*What the task asks*
Quote the lines exactly, starting with the line that contains "Emit a Python" and ending with the line that contains "import seaborn as sns", and leave out all other lines.

*Data to process*
(begin)

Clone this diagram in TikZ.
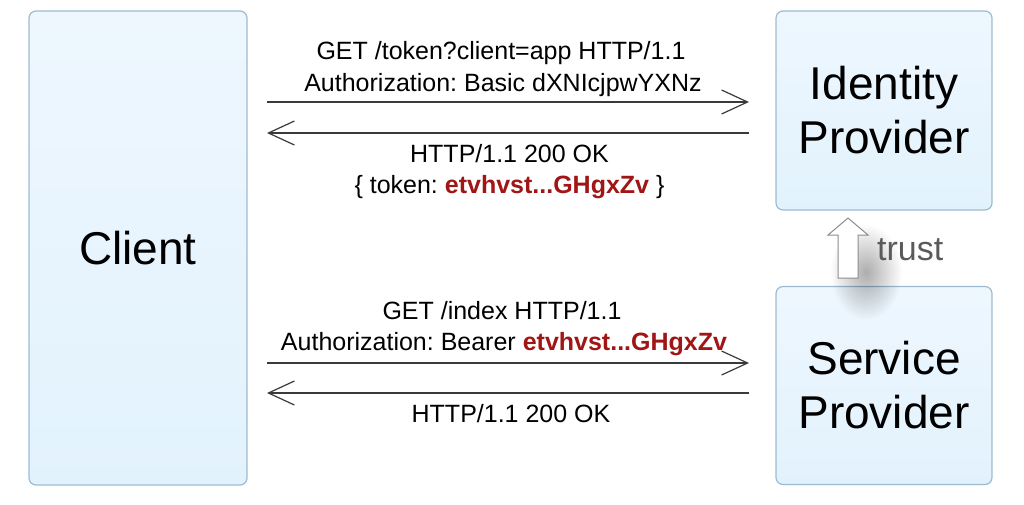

(end)
(begin)

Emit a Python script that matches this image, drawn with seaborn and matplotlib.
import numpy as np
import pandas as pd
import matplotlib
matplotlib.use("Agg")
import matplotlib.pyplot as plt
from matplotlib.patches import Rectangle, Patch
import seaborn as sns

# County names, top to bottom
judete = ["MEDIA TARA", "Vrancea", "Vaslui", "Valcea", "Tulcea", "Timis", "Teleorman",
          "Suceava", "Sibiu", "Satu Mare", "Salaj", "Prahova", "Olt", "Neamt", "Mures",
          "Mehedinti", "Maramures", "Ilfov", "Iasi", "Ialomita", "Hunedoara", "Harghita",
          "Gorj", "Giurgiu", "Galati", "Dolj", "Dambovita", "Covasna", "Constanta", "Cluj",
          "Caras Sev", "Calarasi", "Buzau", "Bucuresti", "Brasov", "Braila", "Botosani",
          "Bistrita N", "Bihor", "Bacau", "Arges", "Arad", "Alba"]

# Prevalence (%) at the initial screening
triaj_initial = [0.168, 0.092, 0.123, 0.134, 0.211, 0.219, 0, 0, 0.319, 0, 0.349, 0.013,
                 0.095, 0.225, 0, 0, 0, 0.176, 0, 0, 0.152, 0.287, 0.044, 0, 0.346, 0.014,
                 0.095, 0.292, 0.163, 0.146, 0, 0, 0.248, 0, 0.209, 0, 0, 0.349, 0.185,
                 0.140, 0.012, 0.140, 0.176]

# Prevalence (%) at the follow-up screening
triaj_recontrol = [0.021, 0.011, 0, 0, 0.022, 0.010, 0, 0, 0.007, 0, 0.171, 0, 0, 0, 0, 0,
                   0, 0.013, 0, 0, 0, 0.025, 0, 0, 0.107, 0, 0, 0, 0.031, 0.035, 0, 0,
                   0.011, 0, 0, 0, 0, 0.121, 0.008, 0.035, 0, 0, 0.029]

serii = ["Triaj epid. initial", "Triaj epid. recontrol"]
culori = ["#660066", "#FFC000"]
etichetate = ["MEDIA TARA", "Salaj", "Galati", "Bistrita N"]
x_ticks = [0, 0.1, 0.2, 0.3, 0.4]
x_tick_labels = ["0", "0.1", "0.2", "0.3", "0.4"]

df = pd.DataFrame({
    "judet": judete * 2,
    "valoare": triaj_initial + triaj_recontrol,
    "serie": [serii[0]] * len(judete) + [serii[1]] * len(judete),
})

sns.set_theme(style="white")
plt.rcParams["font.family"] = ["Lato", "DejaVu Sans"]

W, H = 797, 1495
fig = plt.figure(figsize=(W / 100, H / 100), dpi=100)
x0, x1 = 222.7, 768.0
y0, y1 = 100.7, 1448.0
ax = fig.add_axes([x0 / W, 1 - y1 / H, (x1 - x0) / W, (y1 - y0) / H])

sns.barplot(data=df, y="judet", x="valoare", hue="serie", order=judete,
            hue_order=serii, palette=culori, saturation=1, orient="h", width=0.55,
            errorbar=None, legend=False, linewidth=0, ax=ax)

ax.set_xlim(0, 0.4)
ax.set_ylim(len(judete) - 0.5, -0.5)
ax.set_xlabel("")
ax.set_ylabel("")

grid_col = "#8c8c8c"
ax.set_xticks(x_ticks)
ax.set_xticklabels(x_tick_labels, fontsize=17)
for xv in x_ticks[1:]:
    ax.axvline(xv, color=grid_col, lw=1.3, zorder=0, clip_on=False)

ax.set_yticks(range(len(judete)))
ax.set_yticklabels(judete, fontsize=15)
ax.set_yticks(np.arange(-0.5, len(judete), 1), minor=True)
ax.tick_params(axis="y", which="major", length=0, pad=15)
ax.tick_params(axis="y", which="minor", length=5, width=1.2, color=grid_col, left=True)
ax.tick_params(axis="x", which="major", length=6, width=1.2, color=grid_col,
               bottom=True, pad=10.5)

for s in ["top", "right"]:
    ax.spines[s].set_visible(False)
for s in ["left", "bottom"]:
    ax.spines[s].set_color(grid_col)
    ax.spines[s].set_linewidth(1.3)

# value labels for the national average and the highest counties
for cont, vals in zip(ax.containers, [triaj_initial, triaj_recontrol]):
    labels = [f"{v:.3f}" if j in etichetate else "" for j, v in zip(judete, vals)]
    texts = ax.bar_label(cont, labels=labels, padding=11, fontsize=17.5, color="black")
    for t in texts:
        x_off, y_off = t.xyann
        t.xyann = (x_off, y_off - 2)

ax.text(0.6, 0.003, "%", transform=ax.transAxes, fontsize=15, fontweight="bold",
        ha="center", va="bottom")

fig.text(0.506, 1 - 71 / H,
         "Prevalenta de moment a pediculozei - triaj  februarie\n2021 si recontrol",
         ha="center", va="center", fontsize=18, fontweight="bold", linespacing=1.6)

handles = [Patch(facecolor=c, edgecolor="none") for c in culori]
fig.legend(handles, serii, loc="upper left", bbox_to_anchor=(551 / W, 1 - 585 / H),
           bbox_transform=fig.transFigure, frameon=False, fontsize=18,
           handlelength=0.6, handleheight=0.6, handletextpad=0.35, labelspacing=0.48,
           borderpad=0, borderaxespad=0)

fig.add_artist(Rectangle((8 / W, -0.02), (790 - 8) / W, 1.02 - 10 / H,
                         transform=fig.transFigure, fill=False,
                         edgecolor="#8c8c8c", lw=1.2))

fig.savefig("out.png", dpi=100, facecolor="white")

(end)

*Output of the task*
Emit a Python script that matches this image, drawn with seaborn and matplotlib.
import numpy as np
import pandas as pd
import matplotlib
matplotlib.use("Agg")
import matplotlib.pyplot as plt
from matplotlib.patches import Rectangle, Patch
import seaborn as sns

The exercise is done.